Comment s’organise votre quotidien ?

Mon travail est désormais celui d’un chef d’orchestre, je décide des orientations à prendre, d’aller sur tel terrain, sur telle voie, mais avec des talents derrière moi pour accompagner et soutenir le mouvement d’ensemble. Je dois avoir le recul nécessaire pour avoir des idées et trouver l’inspiration. Je suis boulimique, je travaille sur des projets multiples afin de ne pas m’ennuyer sur un projet unique. Ma philosophie de vie consiste à être tenu en haleine par des nouveaux projets.

L’entrepreneuriat coule dans mes veines. Je souhaite aller toujours plus loin, créer des choses nouvelles, parfois recréer à l’intérieur d’un périmètre existant ou repenser un modèle sur lequel on travaille depuis une vingtaine d’années. C’est précisément la démarche que nous conduisons actuellement en menant une véritable transformation des points de ventes, du style et finalement de tout l’existant.
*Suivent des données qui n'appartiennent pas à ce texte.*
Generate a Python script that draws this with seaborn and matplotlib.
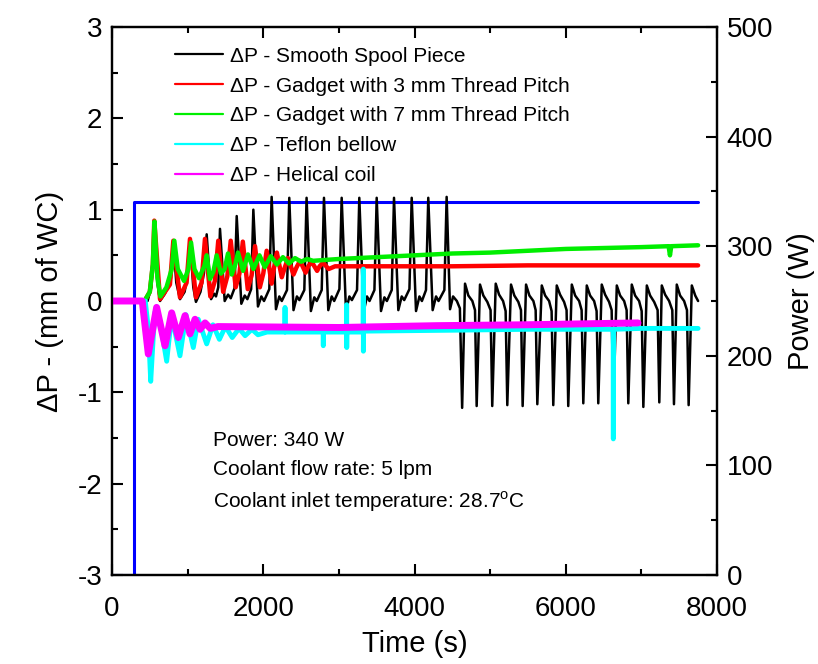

Notre métier suppose une constante remise en question afin de toujours être à la pointe. Mon emploi du temps est jalonné de rencontres, de réunions stratégiques… Je travaille sur le prochain défilé, je réfléchis au choix de l’égérie de la prochaine saison, je me balade dans le studio où je regarde tout ce qui sort chaque jour pour ne rien perdre. C’est absolument passionnant.
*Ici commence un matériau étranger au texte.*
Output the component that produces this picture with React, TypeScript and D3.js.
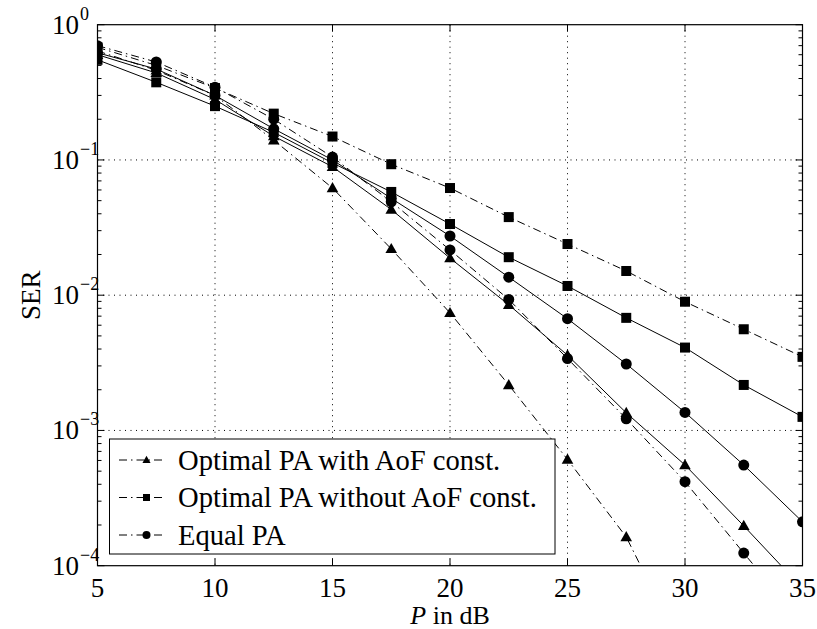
import React from 'react';
import * as d3 from 'd3';

const powerDb = [5, 7.5, 10, 12.5, 15, 17.5, 20, 22.5, 25, 27.5, 30, 32.5, 35];

// Optimal PA with AoF const.
const triDashDot = [0.64, 0.46, 0.3, 0.14, 0.062, 0.022, 0.0074, 0.00217, 0.00061, 0.000163, 0.000022, null, null];
const triSolid = [0.6, 0.44, 0.28, 0.15, 0.089, 0.043, 0.0188, 0.0085, 0.0036, 0.00135, 0.000555, 0.000197, 0.000068];
// Optimal PA without AoF const.
const sqDashDot = [0.68, 0.5, 0.34, 0.22, 0.149, 0.093, 0.062, 0.0378, 0.0239, 0.0151, 0.00895, 0.0056, 0.0035];
const sqSolid = [0.55, 0.375, 0.25, 0.16, 0.095, 0.058, 0.0336, 0.0191, 0.0117, 0.0068, 0.0041, 0.00217, 0.00126];
// Equal PA
const circSolid = [0.62, 0.47, 0.3, 0.17, 0.1, 0.052, 0.0274, 0.0136, 0.0067, 0.0031, 0.00136, 0.000555, 0.000211];
const circDashDot = [0.7, 0.53, 0.345, 0.2, 0.105, 0.049, 0.0216, 0.0093, 0.0034, 0.00122, 0.000418, 0.000124, 0.000037];

const legendLabels = ['Optimal PA with AoF const.', 'Optimal PA without AoF const.', 'Equal PA'];
const xTicks = [5, 10, 15, 20, 25, 30, 35];
const yExponents = [0, -1, -2, -3, -4];

type Marker = 'tri' | 'sq' | 'circ';
const series: { values: (number | null)[]; marker: Marker; dashed: boolean }[] = [
  { values: triDashDot, marker: 'tri', dashed: true },
  { values: sqDashDot, marker: 'sq', dashed: true },
  { values: circDashDot, marker: 'circ', dashed: true },
  { values: triSolid, marker: 'tri', dashed: false },
  { values: sqSolid, marker: 'sq', dashed: false },
  { values: circSolid, marker: 'circ', dashed: false },
];
const legendMarkers: Marker[] = ['tri', 'sq', 'circ'];

const W = 817;
const H = 629;
const margin = { left: 97.5, right: 14.5, top: 24.7, bottom: 63.3 };
const FONT = "'Liberation Serif', 'Times New Roman', Times, 'DejaVu Serif', serif";
const DASHDOT = '8,4,1.5,4';

function MarkerShape({ kind, cx, cy, s }: { kind: Marker; cx: number; cy: number; s: number }) {
  if (kind === 'sq') return <rect x={cx - s / 2} y={cy - s / 2} width={s} height={s} fill="#000" />;
  if (kind === 'circ') return <circle cx={cx} cy={cy} r={s / 2 + 0.5} fill="#000" />;
  return (
    <path
      d={`M${cx},${cy - s * 0.6}L${cx + s * 0.58},${cy + s * 0.42}L${cx - s * 0.58},${cy + s * 0.42}Z`}
      fill="#000"
    />
  );
}

export default function App() {
  const x = d3.scaleLinear().domain([5, 35]).range([margin.left, W - margin.right]);
  const y = d3.scaleLog().domain([1e-4, 1]).range([H - margin.bottom, margin.top]);
  const [x0, x1] = x.range();
  const [y0, y1] = [y(1), y(1e-4)];

  const line = d3
    .line<[number, number | null]>()
    .defined((d) => d[1] != null && d[1] > 0)
    .x((d) => x(d[0]))
    .y((d) => y(d[1] as number));

  const minorY: number[] = [];
  for (let e = -4; e < 0; e++) for (let m = 2; m <= 9; m++) minorY.push(m * Math.pow(10, e));

  return (
    <div style={{ position: 'absolute', left: 0, top: 0 }}>
      <svg width={W} height={H} style={{ display: 'block', background: '#fff', fontFamily: FONT }}>
        <defs>
          <clipPath id="plot">
            <rect x={x0} y={y0} width={x1 - x0} height={y1 - y0} />
          </clipPath>
        </defs>
        <rect x={0} y={0} width={W} height={H} fill="#fff" />

        {/* grid */}
        <g stroke="#000" strokeWidth={1} strokeDasharray="1,4.5">
          {xTicks.slice(1, -1).map((t) => (
            <line key={'gx' + t} x1={x(t)} x2={x(t)} y1={y0} y2={y1} />
          ))}
          {yExponents.slice(1, -1).map((e) => (
            <line key={'gy' + e} x1={x0} x2={x1} y1={y(Math.pow(10, e))} y2={y(Math.pow(10, e))} />
          ))}
        </g>

        {/* ticks */}
        <g stroke="#000" strokeWidth={1}>
          {xTicks.map((t) => (
            <g key={'tx' + t}>
              <line x1={x(t)} x2={x(t)} y1={y1} y2={y1 - 7} />
              <line x1={x(t)} x2={x(t)} y1={y0} y2={y0 + 7} />
            </g>
          ))}
          {yExponents.map((e) => (
            <g key={'ty' + e}>
              <line x1={x0} x2={x0 + 7} y1={y(Math.pow(10, e))} y2={y(Math.pow(10, e))} />
              <line x1={x1} x2={x1 - 7} y1={y(Math.pow(10, e))} y2={y(Math.pow(10, e))} />
            </g>
          ))}
          {minorY.map((v, i) => (
            <g key={'my' + i}>
              <line x1={x0} x2={x0 + 4} y1={y(v)} y2={y(v)} />
              <line x1={x1} x2={x1 - 4} y1={y(v)} y2={y(v)} />
            </g>
          ))}
        </g>

        {/* series */}
        <g clipPath="url(#plot)">
          {series.map((s, i) => {
            const pts = powerDb.map((p, j) => [p, s.values[j]] as [number, number | null]);
            return (
              <g key={'s' + i}>
                <path
                  d={line(pts) || ''}
                  fill="none"
                  stroke="#000"
                  strokeWidth={1}
                  strokeDasharray={s.dashed ? DASHDOT : undefined}
                />
                {pts
                  .filter((d) => d[1] != null && (d[1] as number) >= 1e-4)
                  .map((d, j) => (
                    <MarkerShape key={j} kind={s.marker} cx={x(d[0])} cy={y(d[1] as number)} s={10} />
                  ))}
              </g>
            );
          })}
        </g>

        {/* axes box */}
        <rect x={x0} y={y0} width={x1 - x0} height={y1 - y0} fill="none" stroke="#000" strokeWidth={1.2} />

        {/* tick labels */}
        <g fontSize={27} fill="#000">
          {xTicks.map((t) => (
            <text key={'lx' + t} x={x(t)} y={y1 + 31} textAnchor="middle">
              {t}
            </text>
          ))}
          {yExponents.map((e) => (
            <text key={'ly' + e} x={79} y={y(Math.pow(10, e)) + 9} textAnchor="end">
              10
            </text>
          ))}
          {yExponents.map((e) => (
            <text key={'le' + e} x={80} y={y(Math.pow(10, e)) - 5} fontSize={18}>
              {e === 0 ? '0' : '\u2212' + Math.abs(e)}
            </text>
          ))}
        </g>
        <text x={(x0 + x1) / 2} y={624} textAnchor="middle" fontSize={26}>
          <tspan fontStyle="italic">P</tspan> in dB
        </text>
        <text transform={`translate(40,${(y0 + y1) / 2}) rotate(-90)`} textAnchor="middle" fontSize={27}>
          SER
        </text>

        {/* legend */}
        <g>
          <rect x={109.5} y={439} width={445.5} height={115} fill="#fff" stroke="#000" strokeWidth={1} />
          {legendLabels.map((lab, i) => {
            const cy = 460 + i * 37.5;
            return (
              <g key={'lg' + i}>
                <line x1={119} x2={166} y1={cy} y2={cy} stroke="#000" strokeWidth={1} strokeDasharray={DASHDOT} />
                <MarkerShape kind={legendMarkers[i]} cx={146.5} cy={cy} s={7} />
                <text x={178} y={cy + 9.5} fontSize={28.6}>
                  {lab}
                </text>
              </g>
            );
          })}
        </g>
      </svg>
    </div>
  );
}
Avez-vous réalisé le rêve de votre vie ?

J’ai réalisé quelque chose qui me tenait à cœur et qui me fascinait. Cependant, je pense que l’on n’a jamais terminé, notre métier est en perpétuel mouvement. Il n’est pas concevable de se reposer sur quelque chose que l’on a fait 10 ans en arrière sous peine de vieillir au sens propre du terme. La remise en perspective est permanente pour se renouveler et continuer d’exister.
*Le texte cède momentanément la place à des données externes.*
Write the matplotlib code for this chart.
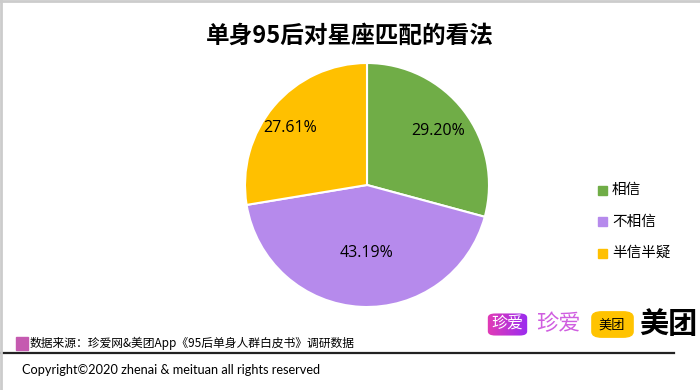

Quelle est votre philosophie de vie ?

Je me sens assez proche de la philosophie de Zadig, ce héros idéaliste apprend en se confrontant à l’épreuve de la vie. Il est essentiel de relativiser ce que l’on est et ce que l’on vit. A la fin du conte, Zadig n’a plus besoin que d’un rayon de soleil, d’un peu d’eau et d’un morceau de pain.